When the TV show “Entertainment Tonight” premiered in 1981, a new word was born: infotainment. The combination word implied that you – the audience – were being informed and there was entertainment involved. “Entertainment Tonight” was born out of the desire
for people to catch up on the celebrity gossip they had been reading in publications including Star, The National Enquirer and People or Us magazines.
Add cable TV in the mix from the mid-1980s and you have a mix-master of news, entertainment, documentaries and much more. The lines between news and entertainment have been blurred forever. Longtime journalists and purists who love the news will never call entertainment “news.”
This is difficult to write, having been a local radio news anchor and reporter for more than 30 years: A new staff member – a TV news anchor – joining a local news team is NOT a news story: never has been and never should be in the news. I almost drove off the road when I heard in the middle of a half-hour block of radio news, the local radio reporter doing a 45-second story that included a few sound bites with the new local TV anchor. To the reporter’s credit, she TRIED to make the story somewhat newsworthy by writing about how reporters and anchors have to get to know the neighborhoods of the town where they are working (if they are new to the town). Listening to the anchor say in the story, “Like, I’m so happy to be here,” made my heart sink. I truly believe management told the news department to do that story to “sell” the new TV anchor to the audience and the reporter had no choice but to do that job. It’s very sad. What that ‘story’ is – is a promo – nothing more.

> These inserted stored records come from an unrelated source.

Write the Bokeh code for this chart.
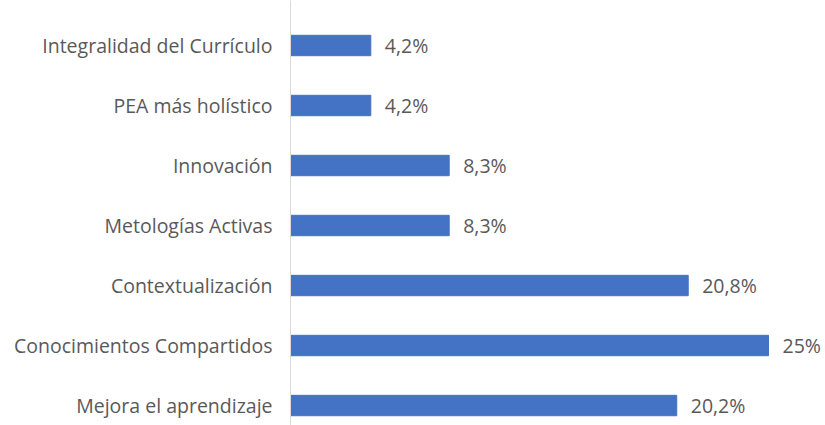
from bokeh.plotting import figure
from bokeh.models import ColumnDataSource, Range1d, FixedTicker
from bokeh.core.properties import value
from bokeh.embed import file_html
from bokeh.resources import INLINE

categories = ["Integralidad del Currículo", "PEA más holístico", "Innovación",
              "Metologías Activas", "Contextualización", "Conocimientos Compartidos",
              "Mejora el aprendizaje"]
values = [4.2, 4.2, 8.3, 8.3, 20.8, 25.0, 20.2]
value_labels = ["4,2%", "4,2%", "8,3%", "8,3%", "20,8%", "25%", "20,2%"]

pos = list(range(len(categories)))
src = ColumnDataSource(dict(y=pos, v=values, lab=value_labels))

p = figure(width=825, height=425, output_backend="svg", toolbar_location=None,
           x_range=Range1d(0, 27.98), y_range=Range1d(6.333, -0.75),
           min_border_left=290, min_border_right=0, min_border_top=0, min_border_bottom=0)
p.background_fill_color = "white"
p.border_fill_color = "white"
p.outline_line_color = None
p.xgrid.visible = False
p.ygrid.visible = False
p.xaxis.visible = False

p.hbar(y="y", left=0, right="v", height=0.34, source=src, color="#4472C4")
p.text(x="v", y="y", text="lab", source=src, x_offset=14, text_baseline="middle",
       text_align="left", text_color="#595959", text_font=value("Open Sans"),
       text_font_size="19.5px")

ya = p.yaxis[0]
ya.ticker = FixedTicker(ticks=pos)
ya.major_label_overrides = {i: c for i, c in zip(pos, categories)}
ya.major_tick_line_color = None
ya.minor_tick_line_color = None
ya.axis_line_color = "#d9d9d9"
ya.major_label_text_color = "#595959"
ya.major_label_text_font = "Open Sans"
ya.major_label_text_font_size = "19.5px"
ya.major_label_standoff = 12

open("out.html", "w").write(file_html(p, INLINE))
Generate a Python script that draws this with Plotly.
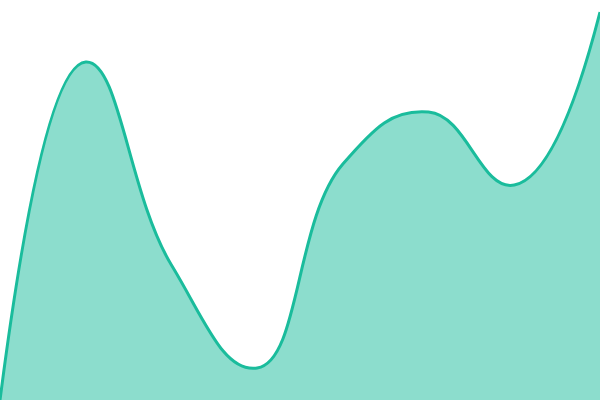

TV news has evolved into entertainment with a little news thrown in. Of course the bit of news in the newscast is usually fear and loathing, blood and guts stories. News of substance rarely exists on local TV newscasts. It’s sad that the advertisers and sales departments have influenced news departments. It’s all about the bottom line: celebrity (and sex) sells – so bring it into the newscast.
Now as a PR consultant, I have to find news angles to pitch to reporters, producers, writers, and editors that I hope will be of interest to a particular audience and benefit a client. It’s not an easy game. The twists and turns you need to make in order to get a reporter to do a story can be quite time-consuming. You get turned down more than you can imagine – but you keep plugging away. If only I could get a client to go on a date with a Khardashian while they have dinner with the new TV anchor in town.